» GOAL OF THE EXERCISE
Restate the data exactly as given and keep the pictures out.

» DATASET CONTENT
*-*-*
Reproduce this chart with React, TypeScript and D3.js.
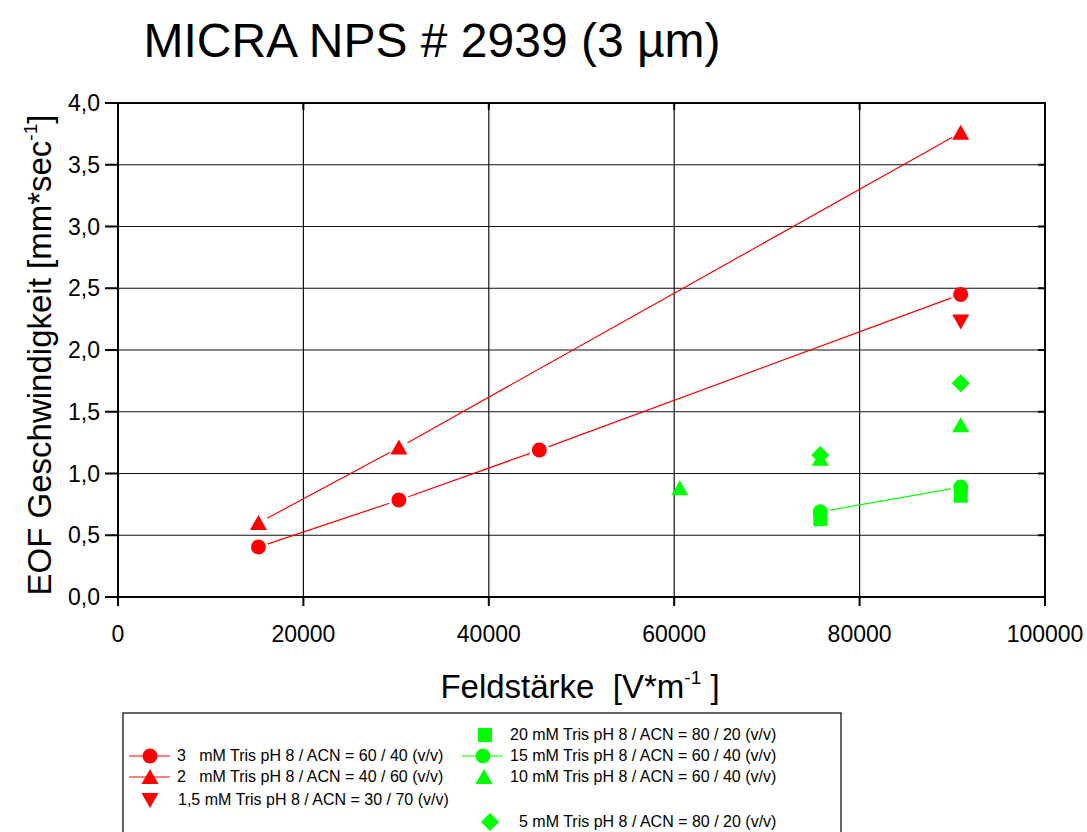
import React from "react";
import * as d3 from "d3";

// Feldstärke values (V/m) and EOF speeds (mm/s)
const red3mmX = [15152, 30303, 45455, 90909];
const red3mmY = [0.405, 0.785, 1.19, 2.45];
const red2mmX = [15152, 30303, 90909];
const red2mmY = [0.6, 1.21, 3.76];
const red15mmX = [90909];
const red15mmY = [2.23];
const green20X = [75758, 90909];
const green20Y = [0.63, 0.82];
const green15X = [75758, 90909];
const green15Y = [0.69, 0.89];
const green10X = [60606, 75758, 90909];
const green10Y = [0.88, 1.12, 1.39];
const green5X = [75758, 90909];
const green5Y = [1.15, 1.73];

const xTicks = [0, 20000, 40000, 60000, 80000, 100000];
const yTicks = [0, 0.5, 1, 1.5, 2, 2.5, 3, 3.5, 4];

const RED = "#ff0000";
const GREEN = "#00ff00";
const FONT = "Liberation Sans, Arial, sans-serif";

type Shape = "circle" | "up" | "down" | "square" | "diamond";

const series = [
  { name: "3   mM Tris pH 8 / ACN = 60 / 40 (v/v)", xs: red3mmX, ys: red3mmY, color: RED, shape: "circle" as Shape, line: true },
  { name: "2   mM Tris pH 8 / ACN = 40 / 60 (v/v)", xs: red2mmX, ys: red2mmY, color: RED, shape: "up" as Shape, line: true },
  { name: "1,5 mM Tris pH 8 / ACN = 30 / 70 (v/v)", xs: red15mmX, ys: red15mmY, color: RED, shape: "down" as Shape, line: false },
  { name: "20 mM Tris pH 8 / ACN = 80 / 20 (v/v)", xs: green20X, ys: green20Y, color: GREEN, shape: "square" as Shape, line: false },
  { name: "15 mM Tris pH 8 / ACN = 60 / 40 (v/v)", xs: green15X, ys: green15Y, color: GREEN, shape: "circle" as Shape, line: true },
  { name: "10 mM Tris pH 8 / ACN = 60 / 40 (v/v)", xs: green10X, ys: green10Y, color: GREEN, shape: "up" as Shape, line: false },
  { name: "5 mM Tris pH 8 / ACN = 80 / 20 (v/v)", xs: green5X, ys: green5Y, color: GREEN, shape: "diamond" as Shape, line: false },
];

// legend placement: [seriesIndex, x of marker, y of row, x of text]
const legendLayout = [
  [0, 150, 756, 177],
  [1, 150, 777, 177],
  [2, 150, 800, 178],
  [3, 485, 735, 510],
  [4, 483, 756, 510],
  [5, 484, 777, 510],
  [6, 490, 822, 519],
];

const margin = { left: 118, right: 1045, top: 103, bottom: 597 };

function marker(shape: Shape, cx: number, cy: number, color: string, key?: string) {
  if (shape === "circle") return <circle key={key} cx={cx} cy={cy} r={7.5} fill={color} />;
  let d = "";
  if (shape === "up") d = `M${cx},${cy - 8}L${cx + 8.5},${cy + 7}L${cx - 8.5},${cy + 7}Z`;
  if (shape === "down") d = `M${cx},${cy + 8}L${cx + 8.5},${cy - 7}L${cx - 8.5},${cy - 7}Z`;
  if (shape === "square") d = `M${cx - 7},${cy - 7}h14v14h-14Z`;
  if (shape === "diamond") d = `M${cx},${cy - 9}L${cx + 9},${cy}L${cx},${cy + 9}L${cx - 9},${cy}Z`;
  return <path key={key} d={d} fill={color} />;
}

export default function App() {
  const x = d3.scaleLinear().domain([0, 100000]).range([margin.left, margin.right]);
  const y = d3.scaleLinear().domain([0, 4]).range([margin.bottom, margin.top]);
  const fmt = (v: number) => d3.format(".1f")(v).replace(".", ",");

  const gap = 10;
  const segments: React.ReactNode[] = [];
  series.forEach((s, si) => {
    if (!s.line) return;
    for (let i = 0; i < s.xs.length - 1; i++) {
      const x1 = x(s.xs[i]), y1 = y(s.ys[i]);
      const x2 = x(s.xs[i + 1]), y2 = y(s.ys[i + 1]);
      const len = Math.hypot(x2 - x1, y2 - y1);
      const ux = (x2 - x1) / len, uy = (y2 - y1) / len;
      segments.push(
        <line key={`l${si}-${i}`} x1={x1 + ux * gap} y1={y1 + uy * gap} x2={x2 - ux * gap} y2={y2 - uy * gap}
          stroke={s.color} strokeWidth={1.2} />
      );
    }
  });

  // draw order: greens behind, 15mM circle over 20mM square
  const drawOrder = [3, 4, 5, 6, 2, 1, 0];

  return (
    <svg width={1087} height={832} style={{ position: "absolute", left: 0, top: 0, background: "#fff" }} fontFamily={FONT}>
      <text x={432} y={57} fontSize={48} textAnchor="middle">MICRA NPS # 2939 (3 µm)</text>

      {/* grid */}
      {xTicks.slice(1, -1).map(t => (
        <line key={`gx${t}`} x1={x(t)} x2={x(t)} y1={margin.top} y2={margin.bottom} stroke="#111" strokeWidth={1.2} />
      ))}
      {yTicks.slice(1, -1).map(t => (
        <line key={`gy${t}`} x1={margin.left} x2={margin.right} y1={y(t)} y2={y(t)} stroke="#111" strokeWidth={1.2} />
      ))}

      {/* frame */}
      <rect x={margin.left} y={margin.top} width={margin.right - margin.left} height={margin.bottom - margin.top}
        fill="none" stroke="#000" strokeWidth={2} />

      {/* ticks */}
      {yTicks.map(t => (
        <g key={`ty${t}`}>
          <line x1={margin.left - 13} x2={margin.left} y1={y(t)} y2={y(t)} stroke="#000" strokeWidth={2} />
          <line x1={margin.right - 7} x2={margin.right} y1={y(t)} y2={y(t)} stroke="#000" strokeWidth={2} />
          <text x={100} y={y(t) + 8} fontSize={23} textAnchor="end">{fmt(t)}</text>
        </g>
      ))}
      {xTicks.map(t => (
        <g key={`tx${t}`}>
          <line x1={x(t)} x2={x(t)} y1={margin.bottom} y2={margin.bottom + 9} stroke="#000" strokeWidth={2} />
          <line x1={x(t)} x2={x(t)} y1={margin.top} y2={margin.top + 7} stroke="#000" strokeWidth={2} />
          <text x={x(t)} y={642} fontSize={23} textAnchor="middle">{t}</text>
        </g>
      ))}

      {/* axis titles */}
      <text x={580} y={698} fontSize={33} textAnchor="middle" style={{ whiteSpace: "pre" }}>
        {"Feldstärke  [V*m"}
        <tspan dy={-14} fontSize={19}>-1</tspan>
        <tspan dy={14}>{" ]"}</tspan>
      </text>
      <text transform={`translate(51,${355}) rotate(-90)`} fontSize={33} textAnchor="middle">
        {"EOF Geschwindigkeit [mm*sec"}
        <tspan dy={-14} fontSize={19}>-1</tspan>
        <tspan dy={14}>]</tspan>
      </text>

      {/* data */}
      {segments}
      {drawOrder.map(si => {
        const s = series[si];
        return <g key={`s${si}`}>{s.xs.map((v, i) => marker(s.shape, x(v), y(s.ys[i]), s.color, `m${si}-${i}`))}</g>;
      })}

      {/* legend */}
      <rect x={123} y={713} width={718} height={130} fill="none" stroke="#000" strokeWidth={1.2} />
      {legendLayout.map(([si, mx, my, tx]) => {
        const s = series[si];
        return (
          <g key={`lg${si}`}>
            {s.line && <line x1={mx - 21} x2={mx + 20} y1={my} y2={my} stroke={s.color} strokeWidth={1.2} />}
            {marker(s.shape, mx, my, s.color)}
            <text x={tx} y={my + 5} fontSize={16} style={{ whiteSpace: "pre" }}>{s.name}</text>
          </g>
        );
      })}
    </svg>
  );
}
*-*-*
» ANSWER FOR THE TASK
Reproduce this chart with React, TypeScript and D3.js.
import React from "react";
import * as d3 from "d3";

// Feldstärke values (V/m) and EOF speeds (mm/s)
const red3mmX = [15152, 30303, 45455, 90909];
const red3mmY = [0.405, 0.785, 1.19, 2.45];
const red2mmX = [15152, 30303, 90909];
const red2mmY = [0.6, 1.21, 3.76];
const red15mmX = [90909];
const red15mmY = [2.23];
const green20X = [75758, 90909];
const green20Y = [0.63, 0.82];
const green15X = [75758, 90909];
const green15Y = [0.69, 0.89];
const green10X = [60606, 75758, 90909];
const green10Y = [0.88, 1.12, 1.39];
const green5X = [75758, 90909];
const green5Y = [1.15, 1.73];

const xTicks = [0, 20000, 40000, 60000, 80000, 100000];
const yTicks = [0, 0.5, 1, 1.5, 2, 2.5, 3, 3.5, 4];

const RED = "#ff0000";
const GREEN = "#00ff00";
const FONT = "Liberation Sans, Arial, sans-serif";

type Shape = "circle" | "up" | "down" | "square" | "diamond";

const series = [
  { name: "3   mM Tris pH 8 / ACN = 60 / 40 (v/v)", xs: red3mmX, ys: red3mmY, color: RED, shape: "circle" as Shape, line: true },
  { name: "2   mM Tris pH 8 / ACN = 40 / 60 (v/v)", xs: red2mmX, ys: red2mmY, color: RED, shape: "up" as Shape, line: true },
  { name: "1,5 mM Tris pH 8 / ACN = 30 / 70 (v/v)", xs: red15mmX, ys: red15mmY, color: RED, shape: "down" as Shape, line: false },
  { name: "20 mM Tris pH 8 / ACN = 80 / 20 (v/v)", xs: green20X, ys: green20Y, color: GREEN, shape: "square" as Shape, line: false },
  { name: "15 mM Tris pH 8 / ACN = 60 / 40 (v/v)", xs: green15X, ys: green15Y, color: GREEN, shape: "circle" as Shape, line: true },
  { name: "10 mM Tris pH 8 / ACN = 60 / 40 (v/v)", xs: green10X, ys: green10Y, color: GREEN, shape: "up" as Shape, line: false },
  { name: "5 mM Tris pH 8 / ACN = 80 / 20 (v/v)", xs: green5X, ys: green5Y, color: GREEN, shape: "diamond" as Shape, line: false },
];

// legend placement: [seriesIndex, x of marker, y of row, x of text]
const legendLayout = [
  [0, 150, 756, 177],
  [1, 150, 777, 177],
  [2, 150, 800, 178],
  [3, 485, 735, 510],
  [4, 483, 756, 510],
  [5, 484, 777, 510],
  [6, 490, 822, 519],
];

const margin = { left: 118, right: 1045, top: 103, bottom: 597 };

function marker(shape: Shape, cx: number, cy: number, color: string, key?: string) {
  if (shape === "circle") return <circle key={key} cx={cx} cy={cy} r={7.5} fill={color} />;
  let d = "";
  if (shape === "up") d = `M${cx},${cy - 8}L${cx + 8.5},${cy + 7}L${cx - 8.5},${cy + 7}Z`;
  if (shape === "down") d = `M${cx},${cy + 8}L${cx + 8.5},${cy - 7}L${cx - 8.5},${cy - 7}Z`;
  if (shape === "square") d = `M${cx - 7},${cy - 7}h14v14h-14Z`;
  if (shape === "diamond") d = `M${cx},${cy - 9}L${cx + 9},${cy}L${cx},${cy + 9}L${cx - 9},${cy}Z`;
  return <path key={key} d={d} fill={color} />;
}

export default function App() {
  const x = d3.scaleLinear().domain([0, 100000]).range([margin.left, margin.right]);
  const y = d3.scaleLinear().domain([0, 4]).range([margin.bottom, margin.top]);
  const fmt = (v: number) => d3.format(".1f")(v).replace(".", ",");

  const gap = 10;
  const segments: React.ReactNode[] = [];
  series.forEach((s, si) => {
    if (!s.line) return;
    for (let i = 0; i < s.xs.length - 1; i++) {
      const x1 = x(s.xs[i]), y1 = y(s.ys[i]);
      const x2 = x(s.xs[i + 1]), y2 = y(s.ys[i + 1]);
      const len = Math.hypot(x2 - x1, y2 - y1);
      const ux = (x2 - x1) / len, uy = (y2 - y1) / len;
      segments.push(
        <line key={`l${si}-${i}`} x1={x1 + ux * gap} y1={y1 + uy * gap} x2={x2 - ux * gap} y2={y2 - uy * gap}
          stroke={s.color} strokeWidth={1.2} />
      );
    }
  });

  // draw order: greens behind, 15mM circle over 20mM square
  const drawOrder = [3, 4, 5, 6, 2, 1, 0];

  return (
    <svg width={1087} height={832} style={{ position: "absolute", left: 0, top: 0, background: "#fff" }} fontFamily={FONT}>
      <text x={432} y={57} fontSize={48} textAnchor="middle">MICRA NPS # 2939 (3 µm)</text>

      {/* grid */}
      {xTicks.slice(1, -1).map(t => (
        <line key={`gx${t}`} x1={x(t)} x2={x(t)} y1={margin.top} y2={margin.bottom} stroke="#111" strokeWidth={1.2} />
      ))}
      {yTicks.slice(1, -1).map(t => (
        <line key={`gy${t}`} x1={margin.left} x2={margin.right} y1={y(t)} y2={y(t)} stroke="#111" strokeWidth={1.2} />
      ))}

      {/* frame */}
      <rect x={margin.left} y={margin.top} width={margin.right - margin.left} height={margin.bottom - margin.top}
        fill="none" stroke="#000" strokeWidth={2} />

      {/* ticks */}
      {yTicks.map(t => (
        <g key={`ty${t}`}>
          <line x1={margin.left - 13} x2={margin.left} y1={y(t)} y2={y(t)} stroke="#000" strokeWidth={2} />
          <line x1={margin.right - 7} x2={margin.right} y1={y(t)} y2={y(t)} stroke="#000" strokeWidth={2} />
          <text x={100} y={y(t) + 8} fontSize={23} textAnchor="end">{fmt(t)}</text>
        </g>
      ))}
      {xTicks.map(t => (
        <g key={`tx${t}`}>
          <line x1={x(t)} x2={x(t)} y1={margin.bottom} y2={margin.bottom + 9} stroke="#000" strokeWidth={2} />
          <line x1={x(t)} x2={x(t)} y1={margin.top} y2={margin.top + 7} stroke="#000" strokeWidth={2} />
          <text x={x(t)} y={642} fontSize={23} textAnchor="middle">{t}</text>
        </g>
      ))}

      {/* axis titles */}
      <text x={580} y={698} fontSize={33} textAnchor="middle" style={{ whiteSpace: "pre" }}>
        {"Feldstärke  [V*m"}
        <tspan dy={-14} fontSize={19}>-1</tspan>
        <tspan dy={14}>{" ]"}</tspan>
      </text>
      <text transform={`translate(51,${355}) rotate(-90)`} fontSize={33} textAnchor="middle">
        {"EOF Geschwindigkeit [mm*sec"}
        <tspan dy={-14} fontSize={19}>-1</tspan>
        <tspan dy={14}>]</tspan>
      </text>

      {/* data */}
      {segments}
      {drawOrder.map(si => {
        const s = series[si];
        return <g key={`s${si}`}>{s.xs.map((v, i) => marker(s.shape, x(v), y(s.ys[i]), s.color, `m${si}-${i}`))}</g>;
      })}

      {/* legend */}
      <rect x={123} y={713} width={718} height={130} fill="none" stroke="#000" strokeWidth={1.2} />
      {legendLayout.map(([si, mx, my, tx]) => {
        const s = series[si];
        return (
          <g key={`lg${si}`}>
            {s.line && <line x1={mx - 21} x2={mx + 20} y1={my} y2={my} stroke={s.color} strokeWidth={1.2} />}
            {marker(s.shape, mx, my, s.color)}
            <text x={tx} y={my + 5} fontSize={16} style={{ whiteSpace: "pre" }}>{s.name}</text>
          </g>
        );
      })}
    </svg>
  );
}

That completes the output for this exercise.